DATA EXTRACT
********

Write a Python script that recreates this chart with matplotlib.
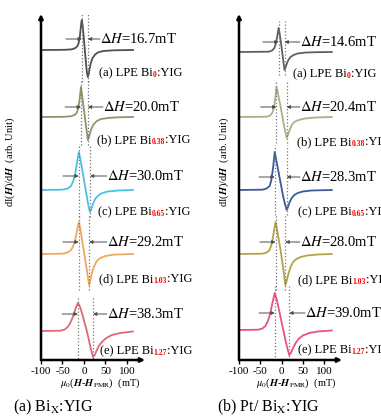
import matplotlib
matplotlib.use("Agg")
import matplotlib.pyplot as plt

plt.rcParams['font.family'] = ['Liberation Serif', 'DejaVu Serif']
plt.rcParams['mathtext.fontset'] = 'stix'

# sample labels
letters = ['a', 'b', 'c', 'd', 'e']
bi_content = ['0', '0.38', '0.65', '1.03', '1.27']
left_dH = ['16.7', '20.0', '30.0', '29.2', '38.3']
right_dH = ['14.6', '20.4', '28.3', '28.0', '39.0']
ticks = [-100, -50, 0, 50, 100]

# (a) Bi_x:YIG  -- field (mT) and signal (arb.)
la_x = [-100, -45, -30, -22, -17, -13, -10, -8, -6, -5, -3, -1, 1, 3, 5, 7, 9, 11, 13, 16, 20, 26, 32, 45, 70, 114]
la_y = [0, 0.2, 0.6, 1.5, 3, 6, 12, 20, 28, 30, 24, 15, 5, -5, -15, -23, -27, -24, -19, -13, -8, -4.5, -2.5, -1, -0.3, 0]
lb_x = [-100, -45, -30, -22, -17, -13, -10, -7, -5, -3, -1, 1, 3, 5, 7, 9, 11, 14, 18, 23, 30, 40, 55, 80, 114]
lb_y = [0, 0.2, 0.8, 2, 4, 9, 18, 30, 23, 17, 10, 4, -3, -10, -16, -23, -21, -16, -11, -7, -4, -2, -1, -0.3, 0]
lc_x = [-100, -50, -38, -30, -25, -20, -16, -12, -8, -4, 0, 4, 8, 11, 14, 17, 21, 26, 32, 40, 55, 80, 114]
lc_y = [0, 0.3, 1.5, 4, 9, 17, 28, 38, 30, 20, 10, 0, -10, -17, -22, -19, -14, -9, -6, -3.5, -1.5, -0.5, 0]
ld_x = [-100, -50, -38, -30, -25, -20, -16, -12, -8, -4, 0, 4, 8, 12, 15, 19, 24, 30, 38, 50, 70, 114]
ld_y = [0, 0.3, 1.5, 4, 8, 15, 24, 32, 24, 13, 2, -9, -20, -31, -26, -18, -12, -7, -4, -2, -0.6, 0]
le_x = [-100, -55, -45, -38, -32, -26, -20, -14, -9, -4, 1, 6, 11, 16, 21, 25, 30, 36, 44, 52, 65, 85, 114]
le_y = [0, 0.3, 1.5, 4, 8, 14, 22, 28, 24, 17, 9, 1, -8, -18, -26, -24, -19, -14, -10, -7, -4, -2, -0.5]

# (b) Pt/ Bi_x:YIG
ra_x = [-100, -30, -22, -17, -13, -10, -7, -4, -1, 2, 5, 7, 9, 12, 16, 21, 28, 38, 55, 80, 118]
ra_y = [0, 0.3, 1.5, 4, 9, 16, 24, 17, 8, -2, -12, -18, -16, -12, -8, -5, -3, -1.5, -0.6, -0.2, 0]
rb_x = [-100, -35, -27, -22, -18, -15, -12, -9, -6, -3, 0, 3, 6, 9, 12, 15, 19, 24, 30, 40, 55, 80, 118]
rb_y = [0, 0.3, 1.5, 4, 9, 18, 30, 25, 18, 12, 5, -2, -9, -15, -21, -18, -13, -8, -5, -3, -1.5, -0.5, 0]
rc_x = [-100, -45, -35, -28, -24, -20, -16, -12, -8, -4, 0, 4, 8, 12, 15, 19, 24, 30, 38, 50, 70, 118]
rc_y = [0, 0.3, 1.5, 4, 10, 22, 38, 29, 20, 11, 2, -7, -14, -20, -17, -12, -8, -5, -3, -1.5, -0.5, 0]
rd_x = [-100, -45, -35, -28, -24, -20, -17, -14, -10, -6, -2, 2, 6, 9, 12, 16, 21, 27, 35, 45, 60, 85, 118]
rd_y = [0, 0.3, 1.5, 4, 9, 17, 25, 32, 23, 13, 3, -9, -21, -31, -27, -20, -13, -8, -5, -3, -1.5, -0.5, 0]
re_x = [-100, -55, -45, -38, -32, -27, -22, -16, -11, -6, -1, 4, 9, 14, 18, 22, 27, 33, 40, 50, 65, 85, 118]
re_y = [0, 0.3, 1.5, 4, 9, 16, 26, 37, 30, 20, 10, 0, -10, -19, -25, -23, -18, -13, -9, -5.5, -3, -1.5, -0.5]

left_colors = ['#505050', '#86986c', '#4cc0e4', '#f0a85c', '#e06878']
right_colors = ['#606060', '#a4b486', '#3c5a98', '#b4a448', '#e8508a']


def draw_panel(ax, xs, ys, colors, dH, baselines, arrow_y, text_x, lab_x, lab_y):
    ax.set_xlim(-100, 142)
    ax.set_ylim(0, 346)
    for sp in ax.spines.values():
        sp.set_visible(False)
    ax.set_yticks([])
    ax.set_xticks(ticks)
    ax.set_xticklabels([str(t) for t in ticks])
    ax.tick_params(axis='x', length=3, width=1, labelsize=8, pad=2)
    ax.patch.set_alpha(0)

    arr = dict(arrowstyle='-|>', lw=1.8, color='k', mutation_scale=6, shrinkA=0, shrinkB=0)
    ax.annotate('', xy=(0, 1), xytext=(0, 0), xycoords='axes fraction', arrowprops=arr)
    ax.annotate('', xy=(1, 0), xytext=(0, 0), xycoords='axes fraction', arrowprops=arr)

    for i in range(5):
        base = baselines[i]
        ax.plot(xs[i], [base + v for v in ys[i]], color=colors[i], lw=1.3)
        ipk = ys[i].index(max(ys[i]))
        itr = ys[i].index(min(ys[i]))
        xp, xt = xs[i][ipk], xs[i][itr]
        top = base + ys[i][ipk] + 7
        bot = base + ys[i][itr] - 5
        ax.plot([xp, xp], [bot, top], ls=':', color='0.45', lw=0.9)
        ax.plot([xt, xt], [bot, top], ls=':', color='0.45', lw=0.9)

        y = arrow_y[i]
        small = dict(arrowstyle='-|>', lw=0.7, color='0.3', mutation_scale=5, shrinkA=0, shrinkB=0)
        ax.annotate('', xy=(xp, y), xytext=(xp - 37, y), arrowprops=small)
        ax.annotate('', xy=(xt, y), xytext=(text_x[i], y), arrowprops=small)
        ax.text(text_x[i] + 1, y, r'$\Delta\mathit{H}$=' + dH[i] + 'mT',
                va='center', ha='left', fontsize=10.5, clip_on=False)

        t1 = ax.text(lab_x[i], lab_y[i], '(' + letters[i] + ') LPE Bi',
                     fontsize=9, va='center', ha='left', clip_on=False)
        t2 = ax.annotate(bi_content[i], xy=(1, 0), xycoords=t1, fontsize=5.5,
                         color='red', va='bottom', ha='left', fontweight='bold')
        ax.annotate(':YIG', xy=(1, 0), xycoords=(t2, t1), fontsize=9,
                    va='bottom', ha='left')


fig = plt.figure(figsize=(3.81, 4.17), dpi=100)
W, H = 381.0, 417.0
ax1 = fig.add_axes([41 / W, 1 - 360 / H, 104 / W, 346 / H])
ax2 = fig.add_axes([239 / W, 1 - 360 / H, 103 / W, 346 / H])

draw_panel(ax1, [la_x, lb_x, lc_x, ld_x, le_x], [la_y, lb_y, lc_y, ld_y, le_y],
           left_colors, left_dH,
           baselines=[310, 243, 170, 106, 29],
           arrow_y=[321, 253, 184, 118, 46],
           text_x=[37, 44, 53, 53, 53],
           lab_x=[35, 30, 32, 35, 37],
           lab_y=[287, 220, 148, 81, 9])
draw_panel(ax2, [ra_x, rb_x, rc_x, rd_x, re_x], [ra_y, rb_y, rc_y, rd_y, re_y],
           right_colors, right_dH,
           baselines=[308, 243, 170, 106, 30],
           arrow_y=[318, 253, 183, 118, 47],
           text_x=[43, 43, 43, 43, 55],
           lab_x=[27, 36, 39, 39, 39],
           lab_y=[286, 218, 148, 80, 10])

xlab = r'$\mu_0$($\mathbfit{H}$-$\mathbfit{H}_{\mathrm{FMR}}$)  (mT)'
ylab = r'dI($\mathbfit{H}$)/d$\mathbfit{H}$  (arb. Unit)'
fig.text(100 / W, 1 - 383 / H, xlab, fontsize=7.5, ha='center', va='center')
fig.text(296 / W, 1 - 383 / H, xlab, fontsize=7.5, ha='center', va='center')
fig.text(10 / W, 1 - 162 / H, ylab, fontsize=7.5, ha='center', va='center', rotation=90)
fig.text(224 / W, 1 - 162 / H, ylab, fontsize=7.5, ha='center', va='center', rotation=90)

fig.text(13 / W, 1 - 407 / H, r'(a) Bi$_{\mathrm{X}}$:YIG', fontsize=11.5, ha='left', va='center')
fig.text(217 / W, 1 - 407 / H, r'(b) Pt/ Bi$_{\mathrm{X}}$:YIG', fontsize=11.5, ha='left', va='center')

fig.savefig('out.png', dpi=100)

********

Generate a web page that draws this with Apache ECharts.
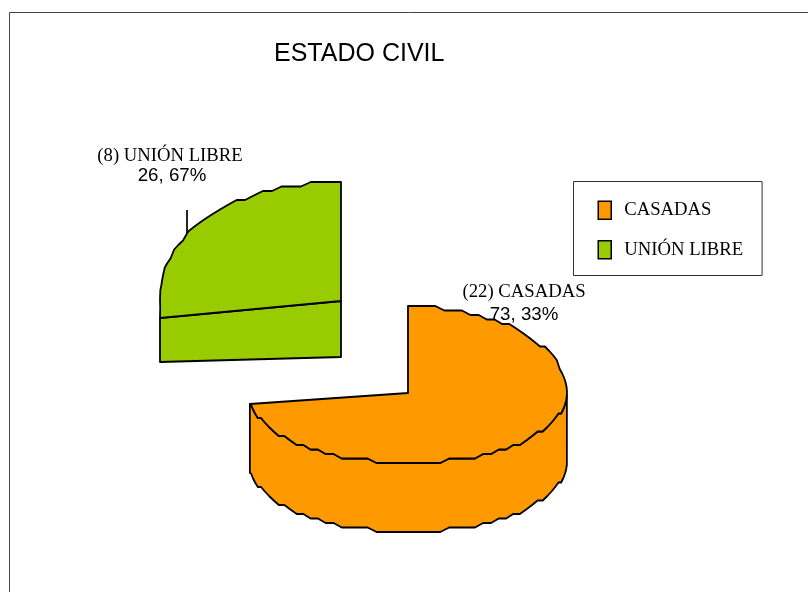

********

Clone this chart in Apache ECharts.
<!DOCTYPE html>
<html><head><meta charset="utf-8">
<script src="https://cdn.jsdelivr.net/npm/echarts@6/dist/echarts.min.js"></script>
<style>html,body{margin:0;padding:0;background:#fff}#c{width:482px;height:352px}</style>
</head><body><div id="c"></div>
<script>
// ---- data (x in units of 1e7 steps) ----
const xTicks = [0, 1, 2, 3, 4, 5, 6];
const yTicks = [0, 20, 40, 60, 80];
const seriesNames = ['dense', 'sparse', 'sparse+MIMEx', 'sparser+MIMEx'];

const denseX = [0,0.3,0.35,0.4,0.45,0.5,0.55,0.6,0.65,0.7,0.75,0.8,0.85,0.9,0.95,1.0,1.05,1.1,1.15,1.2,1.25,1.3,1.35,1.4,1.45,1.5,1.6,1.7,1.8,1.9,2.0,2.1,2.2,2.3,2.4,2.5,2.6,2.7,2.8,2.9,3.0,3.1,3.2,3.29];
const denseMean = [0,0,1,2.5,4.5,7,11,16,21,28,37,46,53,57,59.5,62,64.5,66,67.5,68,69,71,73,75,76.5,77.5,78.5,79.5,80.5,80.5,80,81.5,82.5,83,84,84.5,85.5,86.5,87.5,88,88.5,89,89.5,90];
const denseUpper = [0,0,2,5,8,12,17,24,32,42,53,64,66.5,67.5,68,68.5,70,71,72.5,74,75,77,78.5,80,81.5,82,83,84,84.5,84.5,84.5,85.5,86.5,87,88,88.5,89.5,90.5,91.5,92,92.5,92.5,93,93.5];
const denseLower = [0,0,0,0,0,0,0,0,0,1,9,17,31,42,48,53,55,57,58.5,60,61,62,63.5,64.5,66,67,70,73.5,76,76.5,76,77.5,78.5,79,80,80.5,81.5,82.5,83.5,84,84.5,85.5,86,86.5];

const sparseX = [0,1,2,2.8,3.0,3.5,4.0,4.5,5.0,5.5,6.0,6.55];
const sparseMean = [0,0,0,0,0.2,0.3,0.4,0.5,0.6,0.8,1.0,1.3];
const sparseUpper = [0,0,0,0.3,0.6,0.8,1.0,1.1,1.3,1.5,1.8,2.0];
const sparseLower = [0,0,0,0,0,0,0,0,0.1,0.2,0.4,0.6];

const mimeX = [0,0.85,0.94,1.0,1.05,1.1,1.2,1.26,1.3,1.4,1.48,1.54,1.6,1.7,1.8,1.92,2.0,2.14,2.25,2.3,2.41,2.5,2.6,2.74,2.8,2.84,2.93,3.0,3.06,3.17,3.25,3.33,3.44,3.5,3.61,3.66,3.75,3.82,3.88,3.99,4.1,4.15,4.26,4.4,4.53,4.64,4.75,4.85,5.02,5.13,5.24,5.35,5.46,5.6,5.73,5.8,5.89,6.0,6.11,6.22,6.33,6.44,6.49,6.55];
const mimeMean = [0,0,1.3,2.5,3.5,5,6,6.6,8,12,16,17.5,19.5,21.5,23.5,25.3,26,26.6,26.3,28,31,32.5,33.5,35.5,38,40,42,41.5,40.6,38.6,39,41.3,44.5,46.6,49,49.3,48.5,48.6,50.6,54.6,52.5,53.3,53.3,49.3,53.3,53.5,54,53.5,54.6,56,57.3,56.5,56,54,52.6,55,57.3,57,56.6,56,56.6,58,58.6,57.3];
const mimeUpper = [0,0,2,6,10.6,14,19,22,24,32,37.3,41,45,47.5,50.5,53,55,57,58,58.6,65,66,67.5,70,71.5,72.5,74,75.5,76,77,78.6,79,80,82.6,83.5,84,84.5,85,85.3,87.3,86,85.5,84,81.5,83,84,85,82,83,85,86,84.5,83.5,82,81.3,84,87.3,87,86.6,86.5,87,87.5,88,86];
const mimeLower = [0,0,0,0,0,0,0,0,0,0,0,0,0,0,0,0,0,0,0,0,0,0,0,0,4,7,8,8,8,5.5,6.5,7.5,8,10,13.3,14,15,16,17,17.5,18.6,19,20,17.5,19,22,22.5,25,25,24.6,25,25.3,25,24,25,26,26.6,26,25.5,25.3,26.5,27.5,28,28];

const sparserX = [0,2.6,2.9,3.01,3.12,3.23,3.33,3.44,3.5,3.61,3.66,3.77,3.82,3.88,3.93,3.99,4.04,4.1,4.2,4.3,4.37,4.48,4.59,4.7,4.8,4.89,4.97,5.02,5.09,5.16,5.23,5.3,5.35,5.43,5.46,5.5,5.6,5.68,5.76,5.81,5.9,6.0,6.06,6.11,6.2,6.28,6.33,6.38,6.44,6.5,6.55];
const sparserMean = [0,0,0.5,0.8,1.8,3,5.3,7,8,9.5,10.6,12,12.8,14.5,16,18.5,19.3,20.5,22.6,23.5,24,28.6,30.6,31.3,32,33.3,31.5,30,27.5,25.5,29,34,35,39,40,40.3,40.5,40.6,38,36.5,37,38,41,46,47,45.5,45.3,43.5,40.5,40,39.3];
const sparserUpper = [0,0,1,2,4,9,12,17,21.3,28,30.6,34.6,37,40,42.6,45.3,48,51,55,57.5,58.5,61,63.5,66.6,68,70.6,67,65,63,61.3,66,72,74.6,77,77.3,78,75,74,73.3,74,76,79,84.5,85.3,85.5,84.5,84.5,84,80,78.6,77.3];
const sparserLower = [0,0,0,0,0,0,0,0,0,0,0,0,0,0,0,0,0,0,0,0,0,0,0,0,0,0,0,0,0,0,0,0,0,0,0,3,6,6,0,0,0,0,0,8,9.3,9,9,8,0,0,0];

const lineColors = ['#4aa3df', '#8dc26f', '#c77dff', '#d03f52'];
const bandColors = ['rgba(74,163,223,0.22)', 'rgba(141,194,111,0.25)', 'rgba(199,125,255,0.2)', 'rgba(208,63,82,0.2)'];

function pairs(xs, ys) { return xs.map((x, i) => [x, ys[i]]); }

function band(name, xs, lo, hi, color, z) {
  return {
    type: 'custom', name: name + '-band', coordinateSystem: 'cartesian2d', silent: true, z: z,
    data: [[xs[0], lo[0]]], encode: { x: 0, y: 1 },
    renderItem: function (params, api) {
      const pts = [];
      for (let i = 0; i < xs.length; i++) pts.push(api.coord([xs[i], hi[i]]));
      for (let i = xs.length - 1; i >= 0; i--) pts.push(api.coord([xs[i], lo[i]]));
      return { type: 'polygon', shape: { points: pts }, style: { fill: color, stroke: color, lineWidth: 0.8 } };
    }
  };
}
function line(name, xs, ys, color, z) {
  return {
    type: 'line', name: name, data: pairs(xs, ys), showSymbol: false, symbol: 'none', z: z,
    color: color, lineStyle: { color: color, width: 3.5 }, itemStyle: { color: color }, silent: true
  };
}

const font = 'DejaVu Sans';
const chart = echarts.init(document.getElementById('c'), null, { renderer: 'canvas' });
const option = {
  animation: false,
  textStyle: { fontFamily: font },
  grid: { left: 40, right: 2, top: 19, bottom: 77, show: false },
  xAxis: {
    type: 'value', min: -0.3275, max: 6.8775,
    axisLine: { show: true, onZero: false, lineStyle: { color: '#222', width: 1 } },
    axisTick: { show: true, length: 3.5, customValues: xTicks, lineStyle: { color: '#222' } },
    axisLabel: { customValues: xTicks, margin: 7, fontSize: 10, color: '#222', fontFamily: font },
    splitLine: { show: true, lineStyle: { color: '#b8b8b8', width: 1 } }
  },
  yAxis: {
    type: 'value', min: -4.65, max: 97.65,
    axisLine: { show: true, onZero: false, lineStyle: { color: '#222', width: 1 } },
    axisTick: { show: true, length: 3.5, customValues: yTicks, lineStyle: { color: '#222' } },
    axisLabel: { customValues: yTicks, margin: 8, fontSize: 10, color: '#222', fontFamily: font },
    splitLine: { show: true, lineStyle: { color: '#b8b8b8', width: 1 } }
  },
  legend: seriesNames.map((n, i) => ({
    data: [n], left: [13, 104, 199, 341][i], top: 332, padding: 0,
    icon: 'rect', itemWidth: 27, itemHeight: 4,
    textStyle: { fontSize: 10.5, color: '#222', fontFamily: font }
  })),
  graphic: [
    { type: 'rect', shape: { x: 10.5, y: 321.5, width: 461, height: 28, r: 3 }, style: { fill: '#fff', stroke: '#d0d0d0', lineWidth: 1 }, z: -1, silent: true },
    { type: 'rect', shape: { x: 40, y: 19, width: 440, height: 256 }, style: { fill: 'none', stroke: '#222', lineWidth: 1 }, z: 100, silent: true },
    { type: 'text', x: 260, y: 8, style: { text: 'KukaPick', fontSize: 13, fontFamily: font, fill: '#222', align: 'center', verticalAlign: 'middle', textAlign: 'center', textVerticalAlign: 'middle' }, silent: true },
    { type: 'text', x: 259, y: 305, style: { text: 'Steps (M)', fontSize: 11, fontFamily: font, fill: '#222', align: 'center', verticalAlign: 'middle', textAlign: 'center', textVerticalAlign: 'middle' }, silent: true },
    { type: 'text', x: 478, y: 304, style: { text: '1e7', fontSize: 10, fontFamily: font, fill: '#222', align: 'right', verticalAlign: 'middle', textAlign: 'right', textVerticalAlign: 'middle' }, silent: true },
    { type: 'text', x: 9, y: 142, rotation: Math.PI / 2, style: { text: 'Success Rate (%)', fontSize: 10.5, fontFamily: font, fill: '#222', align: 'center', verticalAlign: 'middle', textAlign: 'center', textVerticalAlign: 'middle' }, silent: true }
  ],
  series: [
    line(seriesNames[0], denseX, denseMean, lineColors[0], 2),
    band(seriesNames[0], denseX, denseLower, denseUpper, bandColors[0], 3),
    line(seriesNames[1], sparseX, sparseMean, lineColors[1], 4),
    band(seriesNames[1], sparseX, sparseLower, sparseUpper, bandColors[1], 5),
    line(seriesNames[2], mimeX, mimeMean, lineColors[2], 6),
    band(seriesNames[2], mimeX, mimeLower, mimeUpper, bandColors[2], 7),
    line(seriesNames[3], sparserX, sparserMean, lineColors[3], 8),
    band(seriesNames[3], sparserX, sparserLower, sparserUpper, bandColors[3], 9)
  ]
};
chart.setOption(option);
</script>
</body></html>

********

EXERCISE INSTRUCTIONS
Among the entries above, locate the lines containing "Clone this chart in Apache ECharts." and "const sparseLower = [0,0,0,0,0,0,0,0,0.1,0.2,0.4,0.6];", and transcribe exactly those two lines and all lines between.

EXERCISE ANSWER
Clone this chart in Apache ECharts.
<!DOCTYPE html>
<html><head><meta charset="utf-8">
<script src="https://cdn.jsdelivr.net/npm/echarts@6/dist/echarts.min.js"></script>
<style>html,body{margin:0;padding:0;background:#fff}#c{width:482px;height:352px}</style>
</head><body><div id="c"></div>
<script>
// ---- data (x in units of 1e7 steps) ----
const xTicks = [0, 1, 2, 3, 4, 5, 6];
const yTicks = [0, 20, 40, 60, 80];
const seriesNames = ['dense', 'sparse', 'sparse+MIMEx', 'sparser+MIMEx'];

const denseX = [0,0.3,0.35,0.4,0.45,0.5,0.55,0.6,0.65,0.7,0.75,0.8,0.85,0.9,0.95,1.0,1.05,1.1,1.15,1.2,1.25,1.3,1.35,1.4,1.45,1.5,1.6,1.7,1.8,1.9,2.0,2.1,2.2,2.3,2.4,2.5,2.6,2.7,2.8,2.9,3.0,3.1,3.2,3.29];
const denseMean = [0,0,1,2.5,4.5,7,11,16,21,28,37,46,53,57,59.5,62,64.5,66,67.5,68,69,71,73,75,76.5,77.5,78.5,79.5,80.5,80.5,80,81.5,82.5,83,84,84.5,85.5,86.5,87.5,88,88.5,89,89.5,90];
const denseUpper = [0,0,2,5,8,12,17,24,32,42,53,64,66.5,67.5,68,68.5,70,71,72.5,74,75,77,78.5,80,81.5,82,83,84,84.5,84.5,84.5,85.5,86.5,87,88,88.5,89.5,90.5,91.5,92,92.5,92.5,93,93.5];
const denseLower = [0,0,0,0,0,0,0,0,0,1,9,17,31,42,48,53,55,57,58.5,60,61,62,63.5,64.5,66,67,70,73.5,76,76.5,76,77.5,78.5,79,80,80.5,81.5,82.5,83.5,84,84.5,85.5,86,86.5];

const sparseX = [0,1,2,2.8,3.0,3.5,4.0,4.5,5.0,5.5,6.0,6.55];
const sparseMean = [0,0,0,0,0.2,0.3,0.4,0.5,0.6,0.8,1.0,1.3];
const sparseUpper = [0,0,0,0.3,0.6,0.8,1.0,1.1,1.3,1.5,1.8,2.0];
const sparseLower = [0,0,0,0,0,0,0,0,0.1,0.2,0.4,0.6];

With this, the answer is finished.